> Your goal
Skip all pictures, then copy the lines from the start of the data through the line with "bars = ax.barh(ypos, values, height=0.91, color=BAR)", keeping both ends.

Entries with chart source code
+ + + + + + +

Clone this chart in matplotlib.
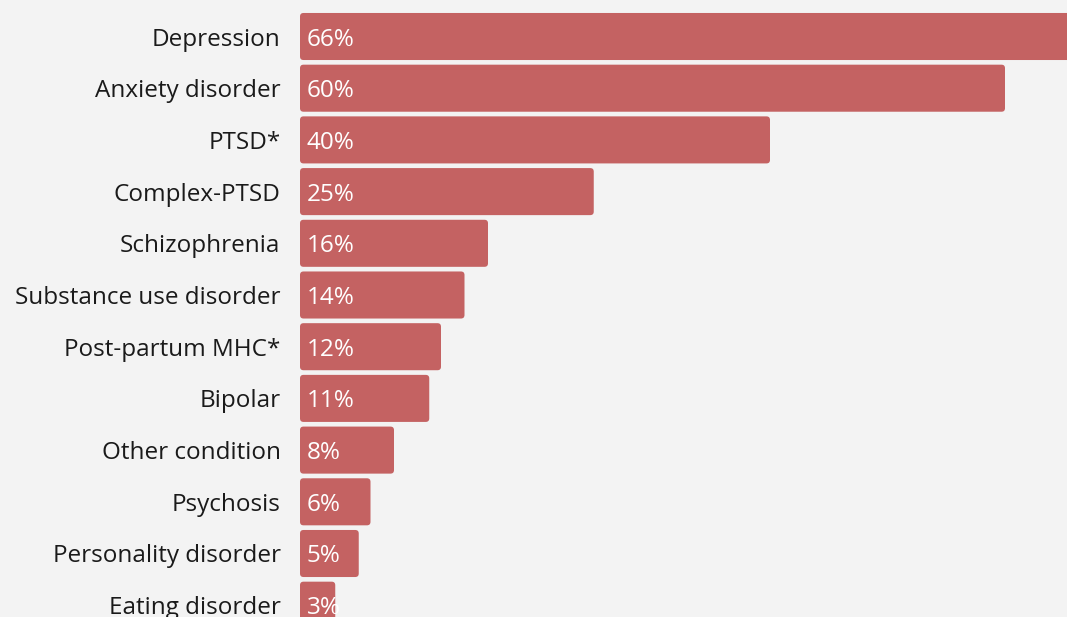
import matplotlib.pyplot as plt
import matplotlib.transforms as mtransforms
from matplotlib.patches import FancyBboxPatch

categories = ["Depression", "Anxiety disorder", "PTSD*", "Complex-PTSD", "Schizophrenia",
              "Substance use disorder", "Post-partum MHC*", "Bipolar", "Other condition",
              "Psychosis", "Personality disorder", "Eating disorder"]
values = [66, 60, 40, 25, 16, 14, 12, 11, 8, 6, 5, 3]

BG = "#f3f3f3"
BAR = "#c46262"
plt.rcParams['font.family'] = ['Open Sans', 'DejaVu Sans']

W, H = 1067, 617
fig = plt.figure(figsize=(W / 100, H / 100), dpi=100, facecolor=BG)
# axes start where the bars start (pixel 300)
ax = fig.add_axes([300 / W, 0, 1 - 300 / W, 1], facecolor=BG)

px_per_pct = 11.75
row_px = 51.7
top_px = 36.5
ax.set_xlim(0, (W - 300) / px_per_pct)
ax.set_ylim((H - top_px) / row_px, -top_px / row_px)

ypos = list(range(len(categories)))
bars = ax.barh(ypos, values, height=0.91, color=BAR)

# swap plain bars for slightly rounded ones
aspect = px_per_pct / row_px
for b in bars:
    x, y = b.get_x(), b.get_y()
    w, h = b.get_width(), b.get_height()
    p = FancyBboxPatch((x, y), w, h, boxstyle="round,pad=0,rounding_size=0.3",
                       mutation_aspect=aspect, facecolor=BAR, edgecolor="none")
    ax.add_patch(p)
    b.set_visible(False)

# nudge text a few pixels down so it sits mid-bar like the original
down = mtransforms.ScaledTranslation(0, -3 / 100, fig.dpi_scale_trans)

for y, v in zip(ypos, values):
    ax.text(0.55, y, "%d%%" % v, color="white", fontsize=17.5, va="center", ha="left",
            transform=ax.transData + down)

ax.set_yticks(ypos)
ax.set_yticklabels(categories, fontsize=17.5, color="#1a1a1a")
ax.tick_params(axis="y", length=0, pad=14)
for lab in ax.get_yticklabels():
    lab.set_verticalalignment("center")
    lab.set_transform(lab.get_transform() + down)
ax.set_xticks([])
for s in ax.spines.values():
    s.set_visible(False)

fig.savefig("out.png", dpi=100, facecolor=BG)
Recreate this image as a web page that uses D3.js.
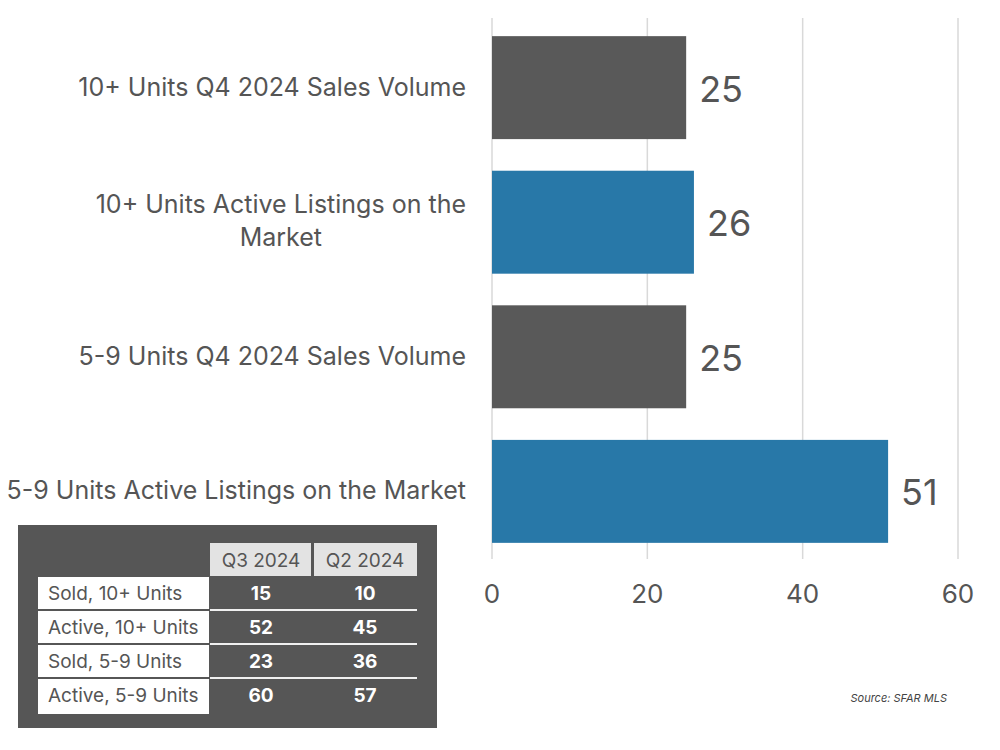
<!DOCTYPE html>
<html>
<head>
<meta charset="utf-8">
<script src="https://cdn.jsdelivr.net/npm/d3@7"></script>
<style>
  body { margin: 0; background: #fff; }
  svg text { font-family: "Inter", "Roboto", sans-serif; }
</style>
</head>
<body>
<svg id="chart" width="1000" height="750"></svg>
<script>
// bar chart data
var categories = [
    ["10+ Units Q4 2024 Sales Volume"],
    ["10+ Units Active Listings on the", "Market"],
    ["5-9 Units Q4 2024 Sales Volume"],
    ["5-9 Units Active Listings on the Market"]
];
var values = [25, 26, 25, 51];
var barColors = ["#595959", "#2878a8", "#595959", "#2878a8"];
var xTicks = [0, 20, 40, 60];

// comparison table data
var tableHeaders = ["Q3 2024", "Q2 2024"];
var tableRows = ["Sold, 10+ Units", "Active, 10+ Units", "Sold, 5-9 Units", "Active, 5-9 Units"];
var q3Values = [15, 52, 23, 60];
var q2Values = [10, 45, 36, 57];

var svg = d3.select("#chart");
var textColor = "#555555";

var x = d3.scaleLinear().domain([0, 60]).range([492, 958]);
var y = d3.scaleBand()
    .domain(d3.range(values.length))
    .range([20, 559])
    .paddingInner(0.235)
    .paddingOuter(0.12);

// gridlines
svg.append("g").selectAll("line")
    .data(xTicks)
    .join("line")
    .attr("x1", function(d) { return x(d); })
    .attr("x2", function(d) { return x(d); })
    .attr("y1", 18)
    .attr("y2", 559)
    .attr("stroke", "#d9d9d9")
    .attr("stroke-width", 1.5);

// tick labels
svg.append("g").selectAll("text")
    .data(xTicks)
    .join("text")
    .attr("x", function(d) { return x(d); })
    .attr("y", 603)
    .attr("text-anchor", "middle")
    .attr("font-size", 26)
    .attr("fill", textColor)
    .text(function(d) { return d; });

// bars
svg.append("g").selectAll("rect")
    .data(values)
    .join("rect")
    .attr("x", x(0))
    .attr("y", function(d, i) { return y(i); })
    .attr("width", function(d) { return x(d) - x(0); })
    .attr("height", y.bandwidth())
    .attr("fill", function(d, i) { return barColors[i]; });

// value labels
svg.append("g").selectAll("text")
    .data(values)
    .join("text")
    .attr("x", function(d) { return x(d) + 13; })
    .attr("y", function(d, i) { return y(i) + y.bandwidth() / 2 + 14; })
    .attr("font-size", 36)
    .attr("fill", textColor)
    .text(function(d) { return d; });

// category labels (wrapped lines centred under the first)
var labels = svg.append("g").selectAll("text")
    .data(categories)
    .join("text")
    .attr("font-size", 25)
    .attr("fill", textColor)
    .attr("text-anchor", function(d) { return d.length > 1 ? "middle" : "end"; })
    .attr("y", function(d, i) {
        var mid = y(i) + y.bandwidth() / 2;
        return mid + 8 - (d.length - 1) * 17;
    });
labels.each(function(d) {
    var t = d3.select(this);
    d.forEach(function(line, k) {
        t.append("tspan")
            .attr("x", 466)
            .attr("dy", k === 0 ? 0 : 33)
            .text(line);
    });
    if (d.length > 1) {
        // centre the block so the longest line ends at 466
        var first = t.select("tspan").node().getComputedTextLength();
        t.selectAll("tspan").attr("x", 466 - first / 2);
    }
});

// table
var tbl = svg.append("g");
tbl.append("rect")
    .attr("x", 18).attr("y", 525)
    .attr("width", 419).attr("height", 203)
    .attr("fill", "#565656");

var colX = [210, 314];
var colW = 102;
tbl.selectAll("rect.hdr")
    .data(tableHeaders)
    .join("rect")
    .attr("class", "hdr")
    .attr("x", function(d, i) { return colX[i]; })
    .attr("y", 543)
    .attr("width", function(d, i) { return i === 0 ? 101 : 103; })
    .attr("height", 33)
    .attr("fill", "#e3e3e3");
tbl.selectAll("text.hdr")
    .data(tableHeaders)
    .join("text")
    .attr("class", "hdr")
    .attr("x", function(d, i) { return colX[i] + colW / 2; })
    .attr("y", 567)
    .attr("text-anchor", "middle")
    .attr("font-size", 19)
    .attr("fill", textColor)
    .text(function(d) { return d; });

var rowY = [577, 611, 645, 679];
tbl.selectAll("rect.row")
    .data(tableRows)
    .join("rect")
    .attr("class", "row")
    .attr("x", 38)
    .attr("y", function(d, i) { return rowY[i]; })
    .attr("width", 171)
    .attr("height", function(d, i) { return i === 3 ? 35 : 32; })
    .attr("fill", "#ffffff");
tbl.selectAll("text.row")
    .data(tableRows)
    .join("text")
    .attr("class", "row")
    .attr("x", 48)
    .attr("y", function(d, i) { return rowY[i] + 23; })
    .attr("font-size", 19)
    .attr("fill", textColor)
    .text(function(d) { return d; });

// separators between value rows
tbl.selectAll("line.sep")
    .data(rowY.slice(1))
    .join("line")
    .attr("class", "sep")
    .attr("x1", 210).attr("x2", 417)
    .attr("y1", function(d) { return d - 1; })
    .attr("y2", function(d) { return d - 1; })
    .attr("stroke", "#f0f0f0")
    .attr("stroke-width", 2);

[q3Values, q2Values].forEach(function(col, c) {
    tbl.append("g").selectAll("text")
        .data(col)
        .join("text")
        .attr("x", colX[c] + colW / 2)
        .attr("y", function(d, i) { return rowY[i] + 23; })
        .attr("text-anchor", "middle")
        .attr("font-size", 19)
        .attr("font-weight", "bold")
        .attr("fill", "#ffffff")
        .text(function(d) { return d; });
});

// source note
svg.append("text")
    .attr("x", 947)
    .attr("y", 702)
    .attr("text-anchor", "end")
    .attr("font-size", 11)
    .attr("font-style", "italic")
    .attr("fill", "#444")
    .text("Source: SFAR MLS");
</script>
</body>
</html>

+ + + + + + +

> Result
Clone this chart in matplotlib.
import matplotlib.pyplot as plt
import matplotlib.transforms as mtransforms
from matplotlib.patches import FancyBboxPatch

categories = ["Depression", "Anxiety disorder", "PTSD*", "Complex-PTSD", "Schizophrenia",
              "Substance use disorder", "Post-partum MHC*", "Bipolar", "Other condition",
              "Psychosis", "Personality disorder", "Eating disorder"]
values = [66, 60, 40, 25, 16, 14, 12, 11, 8, 6, 5, 3]

BG = "#f3f3f3"
BAR = "#c46262"
plt.rcParams['font.family'] = ['Open Sans', 'DejaVu Sans']

W, H = 1067, 617
fig = plt.figure(figsize=(W / 100, H / 100), dpi=100, facecolor=BG)
# axes start where the bars start (pixel 300)
ax = fig.add_axes([300 / W, 0, 1 - 300 / W, 1], facecolor=BG)

px_per_pct = 11.75
row_px = 51.7
top_px = 36.5
ax.set_xlim(0, (W - 300) / px_per_pct)
ax.set_ylim((H - top_px) / row_px, -top_px / row_px)

ypos = list(range(len(categories)))
bars = ax.barh(ypos, values, height=0.91, color=BAR)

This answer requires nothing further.